(Cross-posted at Out in Left Field--with some great comments)
Why would you want to convince yourself of this? Because it gives you an excuse not to teach the standard algorithms of arithmetic. If children don't understand place value, then they can't understand borrowing and carrying (regrouping), let alone column multiplication and long division. And unless they understand how these procedures work from the get-go, educators claim (though mathematicians disagree), using them will permanently harm their mathematical development.
So, given how nice it would be not to feel any pressure to teach the standard algorithms (because, let's admit it, they are rather a pain to teach), wouldn't it nice to convince ourselves that our elementary school students, however gifted in math, don't understand place value?

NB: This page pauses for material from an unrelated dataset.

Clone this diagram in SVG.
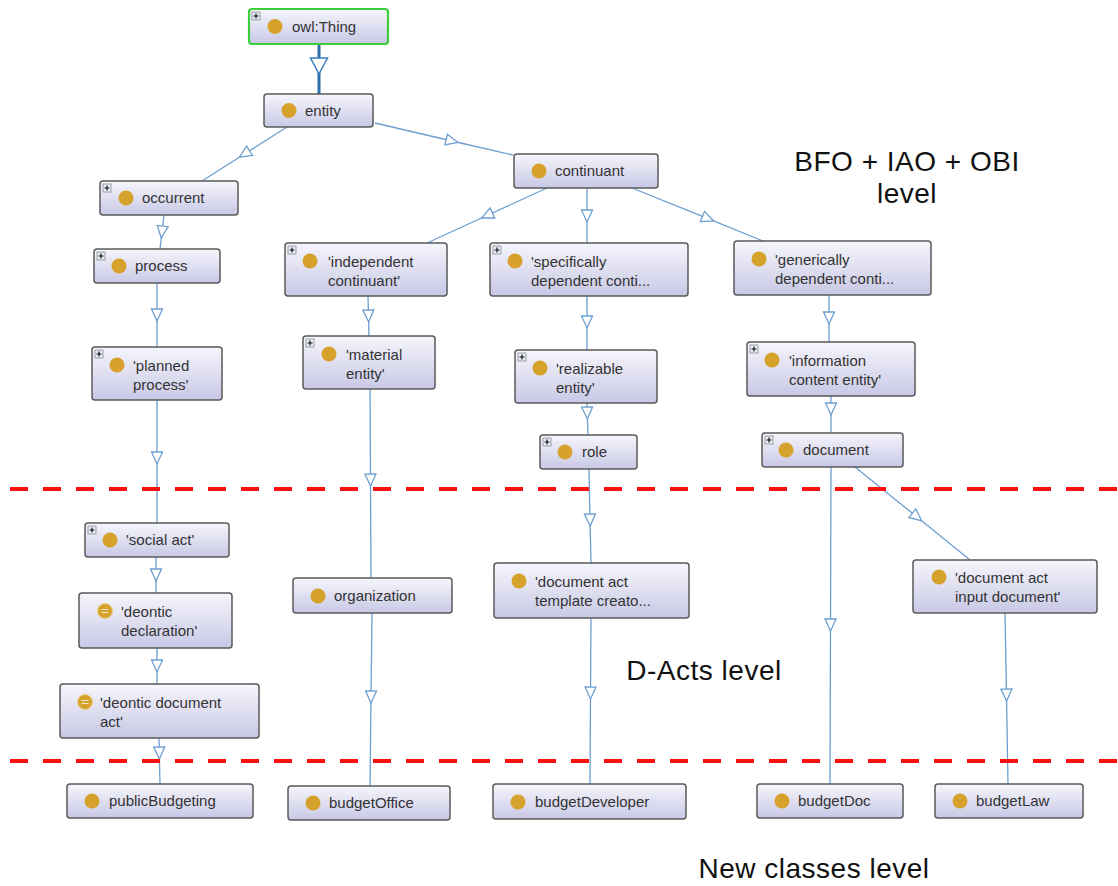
<svg xmlns="http://www.w3.org/2000/svg" width="1118" height="886" viewBox="0 0 1118 886">
<style>
.box{fill:url(#g);stroke:#5a5a5a;stroke-width:1.5}
.root{fill:url(#g);stroke:#3ccc3c;stroke-width:2.2}
.lbl{font-family:"Liberation Sans",Arial,sans-serif;font-size:15px;fill:#333}
.ic{fill:#d6a22c}
.big{font-family:"Liberation Sans",Arial,sans-serif;font-size:28px;letter-spacing:0.5px;fill:#111}
.edge{fill:none;stroke:#6c9fd0;stroke-width:1.3;marker-mid:url(#tri)}
.thick{fill:none;stroke:#2f6fae;stroke-width:3;marker-mid:url(#tri2)}
.dash{stroke:#ff1010;stroke-width:4;stroke-dasharray:18 15}
</style>
<defs>
<linearGradient id="g" x1="0" y1="0" x2="0" y2="1">
<stop offset="0" stop-color="#f6f6fc"/>
<stop offset="1" stop-color="#c8c8e6"/>
</linearGradient>
<marker id="tri" markerUnits="userSpaceOnUse" markerWidth="16" markerHeight="16" viewBox="-8 -8 16 16" refX="0" refY="0" orient="auto">
<path d="M-6,-5.5 L6,0 L-6,5.5 Z" fill="#fff" stroke="#6c9fd0" stroke-width="1.3"/>
</marker>
<marker id="tri2" markerUnits="userSpaceOnUse" markerWidth="22" markerHeight="22" viewBox="-11 -11 22 22" refX="0" refY="0" orient="auto">
<path d="M-8,-8.5 L8,0 L-8,8.5 Z" fill="#fff" stroke="#3a7abf" stroke-width="1.5"/>
</marker>
<g id="plus">
<rect x="0" y="0" width="8" height="8" fill="#e6eef8" stroke="#8a8a8a" stroke-width="0.8"/>
<path d="M1.5,4 H6.5 M4,1.5 V6.5" stroke="#111" stroke-width="1.2"/>
</g>
<g id="eq">
<circle r="7.5" fill="#d6a22c" stroke="#ecd08a" stroke-width="1"/>
<path d="M-3.5,-1.5 H3.5 M-3.5,1.5 H3.5" stroke="#f1e6c6" stroke-width="1.2"/>
</g>
</defs>
<rect width="1118" height="886" fill="#fff"/>

<g id="connectors">
<path class="thick" d="M319,44 L319,66 L319,94"/>
<path class="edge" d="M287,127 L244.5,154 L202,181"/>
<path class="edge" d="M375,123 L452,141 L513,155"/>
<path class="edge" d="M164,215 L162,232 L160,249"/>
<path class="edge" d="M157,283 L157,315 L157,347"/>
<path class="edge" d="M157,400 L157,458 L157,523"/>
<path class="edge" d="M156,557 L156,575 L156,593"/>
<path class="edge" d="M157,648 L157,666 L157,684"/>
<path class="edge" d="M159,738 L159.3,753 L160,784"/>
<path class="edge" d="M547,188 L487,215.5 L427,243"/>
<path class="edge" d="M587,188 L587,216 L587,243"/>
<path class="edge" d="M632,188 L708,218.7 L763,241"/>
<path class="edge" d="M368,296 L368.5,316 L369,336"/>
<path class="edge" d="M370,389 L370.5,480 L371,578"/>
<path class="edge" d="M372,613 L371,697 L370,786"/>
<path class="edge" d="M587,296 L587,322 L587,350"/>
<path class="edge" d="M587,403 L587.3,413 L588,435"/>
<path class="edge" d="M589,469 L590,520 L591,563"/>
<path class="edge" d="M591,618 L590.5,693 L590,784"/>
<path class="edge" d="M829,295 L829,318 L829,342"/>
<path class="edge" d="M831,396 L831,409 L831,432"/>
<path class="edge" d="M831,467 L830.5,625 L830,784"/>
<path class="edge" d="M855,467 L917,517 L970,560"/>
<path class="edge" d="M1005,613 L1006.5,695 L1008,784"/>
</g>

<g id="separators">
<line class="dash" x1="10" y1="489" x2="1118" y2="489"/>
<line class="dash" x1="10" y1="761" x2="1118" y2="761"/>
</g>

<g id="level-labels">
<text class="big" x="907" y="171" text-anchor="middle">BFO + IAO + OBI</text>
<text class="big" x="907" y="203" text-anchor="middle">level</text>
<text class="big" x="704" y="680" text-anchor="middle">D-Acts level</text>
<text class="big" x="814" y="878" text-anchor="middle">New classes level</text>
</g>

<g id="owl-Thing"><rect class="root" x="249" y="9" width="139" height="35" rx="3"/><use href="#plus" x="252" y="12"/><circle class="ic" cx="275" cy="26.5" r="7.5"/><text class="lbl" x="292" y="32">owl:Thing</text></g>
<g id="entity"><rect class="box" x="264" y="94" width="109" height="33" rx="3"/><circle class="ic" cx="289" cy="110.5" r="7.5"/><text class="lbl" x="305" y="116">entity</text></g>
<g id="continuant"><rect class="box" x="514" y="154" width="144" height="34" rx="3"/><circle class="ic" cx="539" cy="171" r="7.5"/><text class="lbl" x="555" y="176">continuant</text></g>
<g id="occurrent"><rect class="box" x="100" y="181" width="138" height="34" rx="3"/><use href="#plus" x="103" y="184"/><circle class="ic" cx="126" cy="198" r="7.5"/><text class="lbl" x="142" y="203">occurrent</text></g>
<g id="process"><rect class="box" x="94" y="249" width="126" height="34" rx="3"/><use href="#plus" x="97" y="252"/><circle class="ic" cx="119" cy="266" r="7.5"/><text class="lbl" x="135" y="271">process</text></g>
<g id="planned-process"><rect class="box" x="92" y="347" width="130" height="53" rx="3"/><use href="#plus" x="95" y="350"/><circle class="ic" cx="117" cy="365" r="7.5"/><text class="lbl" x="133" y="371">'planned</text><text class="lbl" x="133" y="390">process'</text></g>
<g id="social-act"><rect class="box" x="85" y="523" width="144" height="34" rx="3"/><use href="#plus" x="88" y="526"/><circle class="ic" cx="110" cy="540" r="7.5"/><text class="lbl" x="126" y="545">'social act'</text></g>
<g id="deontic-declaration"><rect class="box" x="79" y="593" width="153" height="55" rx="3"/><use href="#eq" x="105" y="611"/><text class="lbl" x="121" y="617">'deontic</text><text class="lbl" x="121" y="636">declaration'</text></g>
<g id="deontic-document-act"><rect class="box" x="60" y="684" width="199" height="54" rx="3"/><use href="#eq" x="85" y="702"/><text class="lbl" x="100" y="708">'deontic document</text><text class="lbl" x="100" y="727">act'</text></g>
<g id="publicBudgeting"><rect class="box" x="67" y="784" width="186" height="34" rx="3"/><circle class="ic" cx="92" cy="801" r="7.5"/><text class="lbl" x="109" y="806">publicBudgeting</text></g>
<g id="independent-continuant"><rect class="box" x="285" y="243" width="162" height="53" rx="3"/><use href="#plus" x="288" y="246"/><circle class="ic" cx="310" cy="261" r="7.5"/><text class="lbl" x="328" y="267">'independent</text><text class="lbl" x="328" y="286">continuant'</text></g>
<g id="material-entity"><rect class="box" x="303" y="336" width="132" height="53" rx="3"/><use href="#plus" x="306" y="339"/><circle class="ic" cx="329" cy="354" r="7.5"/><text class="lbl" x="346" y="360">'material</text><text class="lbl" x="346" y="379">entity'</text></g>
<g id="organization"><rect class="box" x="293" y="578" width="159" height="35" rx="3"/><circle class="ic" cx="318" cy="596" r="7.5"/><text class="lbl" x="334" y="601">organization</text></g>
<g id="budgetOffice"><rect class="box" x="288" y="786" width="162" height="34" rx="3"/><circle class="ic" cx="313" cy="803" r="7.5"/><text class="lbl" x="329" y="808">budgetOffice</text></g>
<g id="specifically-dependent"><rect class="box" x="490" y="243" width="198" height="53" rx="3"/><use href="#plus" x="493" y="246"/><circle class="ic" cx="515" cy="261" r="7.5"/><text class="lbl" x="531" y="267">'specifically</text><text class="lbl" x="531" y="286">dependent conti...</text></g>
<g id="realizable-entity"><rect class="box" x="515" y="350" width="142" height="53" rx="3"/><use href="#plus" x="518" y="353"/><circle class="ic" cx="540" cy="368" r="7.5"/><text class="lbl" x="556" y="374">'realizable</text><text class="lbl" x="556" y="393">entity'</text></g>
<g id="role"><rect class="box" x="540" y="435" width="97" height="34" rx="3"/><use href="#plus" x="543" y="438"/><circle class="ic" cx="565" cy="452" r="7.5"/><text class="lbl" x="582" y="457">role</text></g>
<g id="document-act-template-creator"><rect class="box" x="494" y="563" width="195" height="55" rx="3"/><circle class="ic" cx="519" cy="581" r="7.5"/><text class="lbl" x="535" y="587">'document act</text><text class="lbl" x="535" y="606">template creato...</text></g>
<g id="budgetDeveloper"><rect class="box" x="493" y="784" width="193" height="35" rx="3"/><circle class="ic" cx="518" cy="802" r="7.5"/><text class="lbl" x="535" y="807">budgetDeveloper</text></g>
<g id="generically-dependent"><rect class="box" x="734" y="241" width="197" height="54" rx="3"/><circle class="ic" cx="759" cy="259" r="7.5"/><text class="lbl" x="775" y="265">'generically</text><text class="lbl" x="775" y="284">dependent conti...</text></g>
<g id="information-content-entity"><rect class="box" x="747" y="342" width="168" height="54" rx="3"/><use href="#plus" x="750" y="345"/><circle class="ic" cx="772" cy="360" r="7.5"/><text class="lbl" x="789" y="366">'information</text><text class="lbl" x="789" y="385">content entity'</text></g>
<g id="document"><rect class="box" x="762" y="433" width="141" height="34" rx="3"/><use href="#plus" x="765" y="436"/><circle class="ic" cx="786" cy="450" r="7.5"/><text class="lbl" x="803" y="455">document</text></g>
<g id="document-act-input-document"><rect class="box" x="913" y="560" width="184" height="53" rx="3"/><circle class="ic" cx="939" cy="577" r="7.5"/><text class="lbl" x="955" y="583">'document act</text><text class="lbl" x="955" y="602">input document'</text></g>
<g id="budgetDoc"><rect class="box" x="757" y="784" width="146" height="34" rx="3"/><circle class="ic" cx="782" cy="801" r="7.5"/><text class="lbl" x="798" y="806">budgetDoc</text></g>
<g id="budgetLaw"><rect class="box" x="935" y="784" width="148" height="34" rx="3"/><circle class="ic" cx="960" cy="801" r="7.5"/><text class="lbl" x="976" y="806">budgetLaw</text></g>
</svg>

But how do you convince yourself of this? As that ground-breaking math education theorist Constance Kamii has shown, it's child's play. All you have to do is ask a child the right sort of ill-formed question. Here's how it works:
1. Show the child a number like this:
27
2. Place your finger on the left-most digit and ask the child what number it is.
3. When the child answers "two" rather than "twenty," immediately conclude that he or she doesn't understand place value.
4. Banish from your mind any suspicion that a child who can read "27" as "twenty-seven" might simultaneously (a) know that the "2" in "27" is what contributes to twenty-seven the value of twenty and (b) be assuming that you were asking about "2" as a number rather than about "2" as a digit.